No outrage. No arrests. No charges.
"You might almost say they hacked our democracy," Fox News' Tucker Carlson said during a Wednesday interview with Daily Caller News Foundation investigative reporter Luke Rosiak, who has blown open the bizarre scandal centering on Pakistani-born Democratic congressional IT aides who accessed data of lawmakers for whom they didn't work.
"This is the pattern we've seen time and again," Rosiak told Carlson, "where the [Department of Justice] and the FBI have evidence of crimes - particularly in cases involving Democrats and the politically connected - and there's just no charges. And it's stuff that everyone knows if the average joe were to do this stuff, they'd go straight to jail."
WND reported in January that the aides sometimes even logged in as congressmen to cover their tracks. Authorities said there is evidence the members' data may have been aggregated onto one server, which then was physically stolen.
As WND reported, IT staffer Imran Awan, his brothers Abid and Jamal, and their wives Natalia Sova and Hina Alvi, were highly paid IT administrators working for dozens of House Democrats until Capitol Police began probing them in early 2017.
The IT staffers allegedly ran a ghost employee scheme with a take of nearly $6 million over the years. After wiring approximately $300,000 to his native Pakistan in July, Imran Awan was arrested by the FBI at Dulles International Airport. He was then indicted on four counts of bank fraud in connection with his wire transfer. He was carrying $12,000 in cash on him at the time of his arrest.

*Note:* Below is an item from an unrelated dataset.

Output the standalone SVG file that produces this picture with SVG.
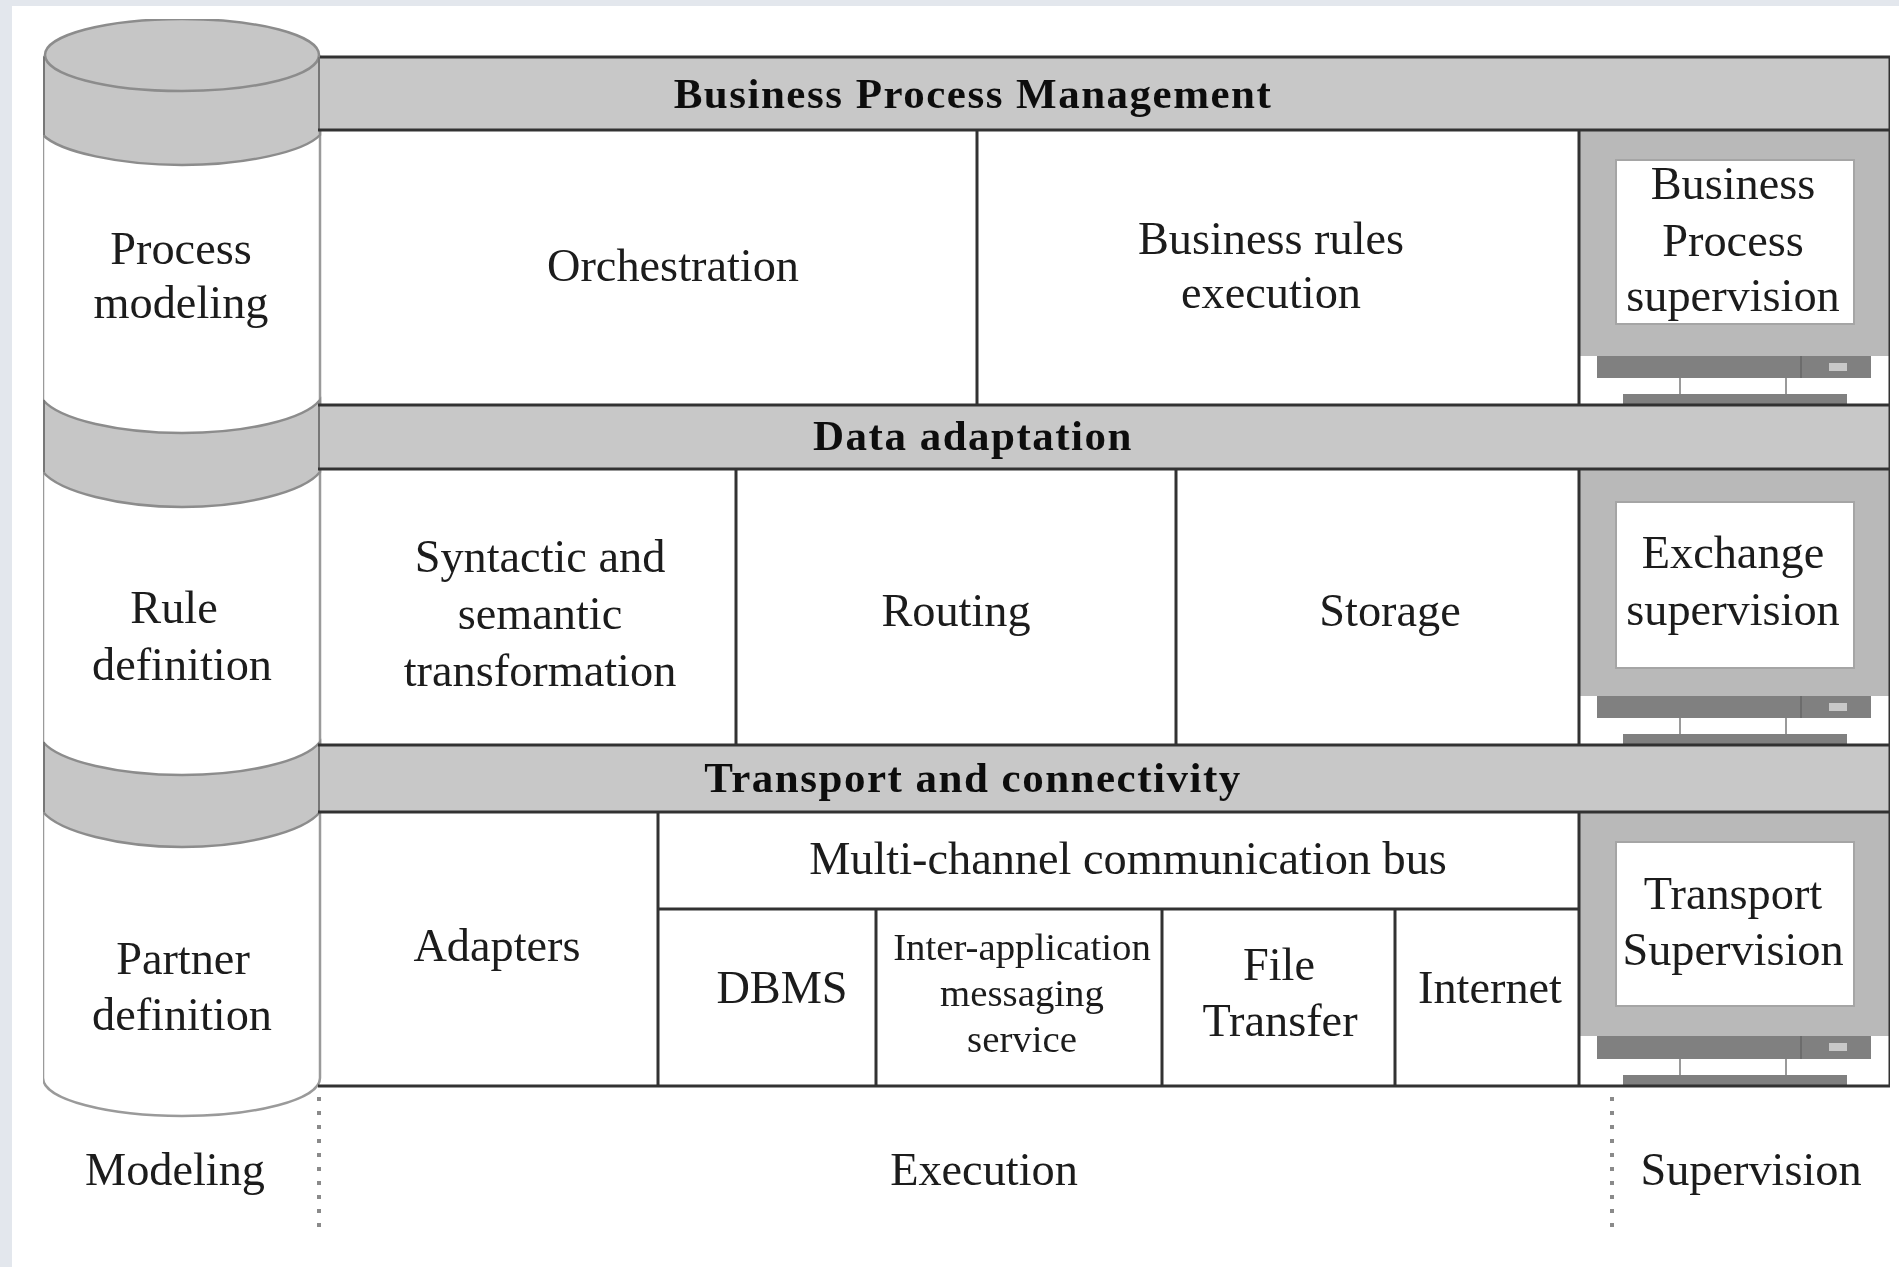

There have been no criminal charges related to the House IT breach. The indictments of two of the suspects were only for bank fraud, after prosecutors said the suspects transferred money from the House bank to Pakistan and tried to flee the country.
A House's Office of the Inspector General report summarized the findings of a four-month internal investigation that said the behavior of the aides mirrored a "classic method for insiders to exfiltrate data from an organization," the Daily Caller News Foundation reported. Still, neither the Department of Justice nor the FBI has filed charges.

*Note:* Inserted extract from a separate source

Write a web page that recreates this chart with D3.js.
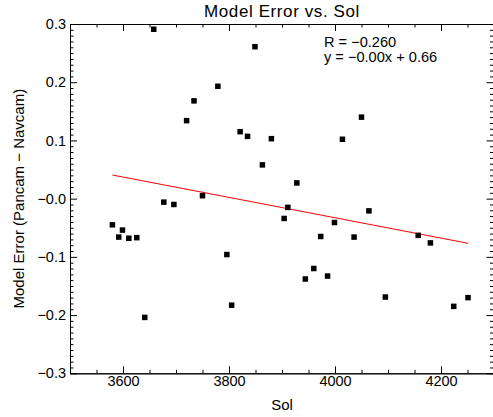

"What does the FBI do?" Rosiak asked. "They put literally a first-year agent on the case. We are talking this is the same pattern of the [Democratic National Committee] hack. We have got potential foreign meddling, but we have a cyber breach. And they put a junior guy on the case. He watches them.
"Basically, the IG report pinpoints this particular server in the House as ground zero of the hack. That server is stolen from underneath the nose of the FBI. And the FBI still doesn't make an arrest. They surveil this guy. They watch him move hundreds of thousands of dollars to Pakistan. They follow his wife to the airport, watch her board the plane and basically wave goodbye. ...
"If you have seen that IG report, you cannot conclude anything other than that these guys infiltrated Congress and made unauthorized access to data," Rosiak said. "It's the kind of thing where, criminal charges, there's no way around it."
The House report found remote sessions on computers of members that remained active for months at a time. A House committee staffer close to the probe told the Daily Caller News Foundation that "the data was always out of [the members'] possession."
"It was a breach. They were using the House Democratic Caucus as their central service warehouse."
The House report said all five of the shared employee system administrators collectively logged onto the Democrat members' system 5,735 times, an average of 27 times per day.
"This is considered unusual since computers in other offices managed by these shared employees were accessed in total less than 60 times," the report said.
Imran Awan spent several months each year in Pakistan and continued accessing the House server remotely when he was abroad.
Democratic Party lawmakers - with the exception of Rep. Debbie Wasserman Schultz, D-Fla. - fired the Awan family members as employees a year ago when suspicions were raised.
Awan worked for Wasserman Schultz for 13 years, beginning when she was first elected to Congress in 2004.
In an interview last fall about the case, Rep. Steve King, R-Iowa, told WND: "The American people deserve to know the truth to this; it is a big deal. It's not just $6 or $7 million, $120,000 worth of equipment here or there. The biggest thing is that the brothers, Awan's wife and friend all had access to the private emails and electronic communications of members of Congress and all their staff."
King said there's "no telling what they downloaded, what they know."